Laddove, piuttosto, il paziente faccia valere la responsabilità del medico per l'inadempimento dell'obbligo di acquisire il consenso informato l'omessa o insufficiente informazione preventiva evidenzia ex se una relazione causale diretta con la compromissione dell'interesse all'autonoma valutazione dei rischi e dei benefici del trattamento sanitario.

In questo caso nella struttura dell'illecito occorre distinguere tra il danno-evento rappresentato dalla stessa esecuzione dell'intervento da parte del medico in assenza del consenso informato e il danno-conseguenza (ex art. 1223 c.c.) rappresentato dal pregiudizio determinato nella sfera personale del paziente per il comportamento omissivo del medico e sulla rilevanza che le informazioni non rese lo avrebbero determinato ad assentire o meno al trattamento medico.

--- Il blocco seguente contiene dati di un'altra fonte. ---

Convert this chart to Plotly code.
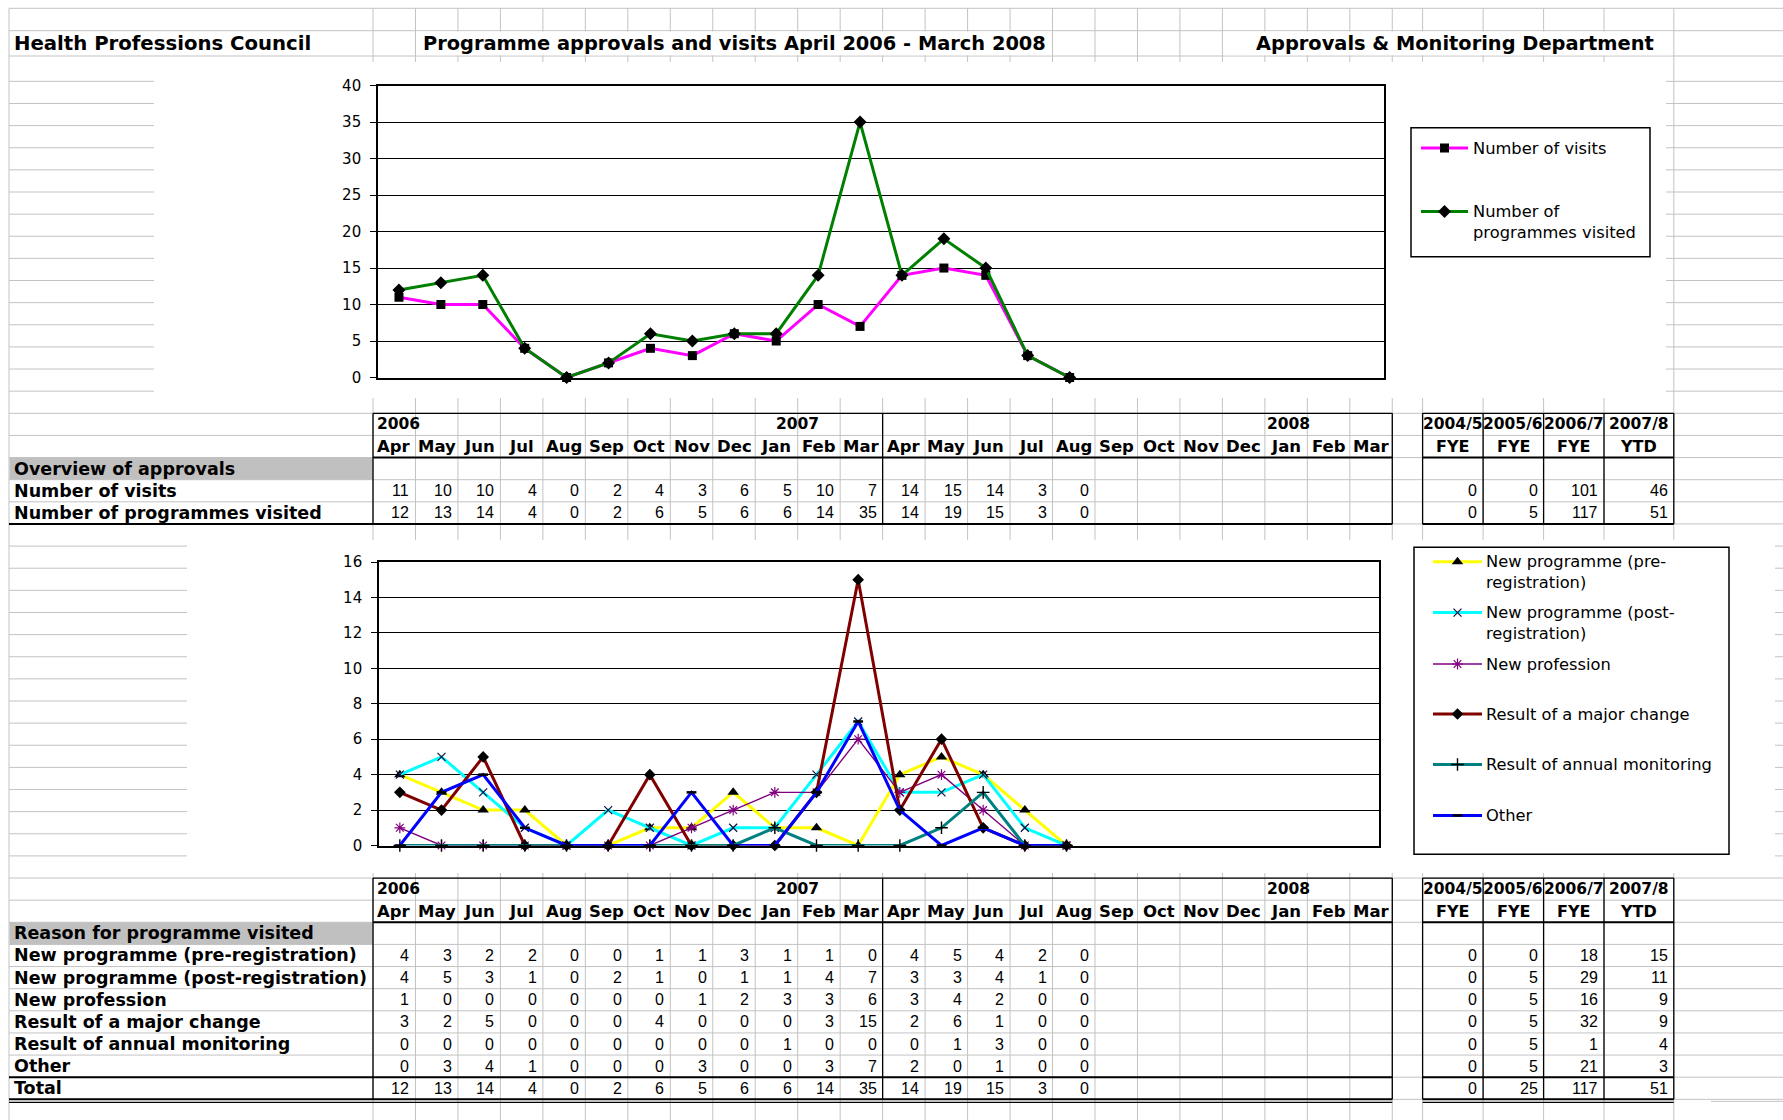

Tra le voci del danno conseguenza occorre distinguere tra quelle:

a) rappresentate dalla sofferenza e dalla contrazione della libertà di disporre di sé stesso, psichicamente e fisicamente, da parte del paziente;

b) dalla deminutio fisica determinata dall'intervento eseguito dal medico in assenza del consenso rispetto a parti del corpo o alla funzionalità delle stesse la cui alterazione non è stata rimessa ad una libera scelta del paziente;

c) dalle “perdite” relative ad aspetti della salute inerenti la facoltà del paziente di determinarsi a rivolgersi ad altra struttura e ad altro medico per realizzare, una volta messo al corrente del tipo di trattamento cui sarebbe stato sottoposto, l'esecuzione di altro intervento meno demolitorio o determinativo di minore sofferenza.

Ai fini che qui interessano deve rilevarsi che, come rilevato nella sentenza in commento, la prima delle voci suindicate (a) è quella che si risolve in una sequenza causale normale secondo l'id quod plerumque accidit e che, rispetto alle altre, non necessita di una specifica dimostrazione quanto al pregiudizio costituito dalla sofferenza e dalla contrazione della libertà di disporre di sé stesso.

Il principio in esame sembra, quindi, fornire la stura per la individuazione di una presunzione di danno che ha natura relativa ma rafforzata: il paziente potrà domandare il risarcimento del danno da violazione del diritto all'autodeterminazione beneficiando di un accertamento causale presunto rispetto alla voce del danno conseguenza - inteso come sofferenza e contrazione della libertà di disporre di sé stesso, psichicamente e fisicamente-.

La controparte avrà la facoltà di contestare detta voce di danno e lo stesso paziente potrà provare fatti ancora più favorevoli di cui intenda giovarsi a fini risarcitori ma resta, sullo sfondo, una evidente criticità probatoria determinata dal riconoscimento di una presunzione iuris tantum rafforzata sul piano causale e tale da consentire al paziente stesso di ottenere il risarcimento del danno-conseguenza limitandosi ad allegare la sussistenza del pregiudizio costituito dalla sofferenza e dalla contrazione della libertà di disporre di sé stesso.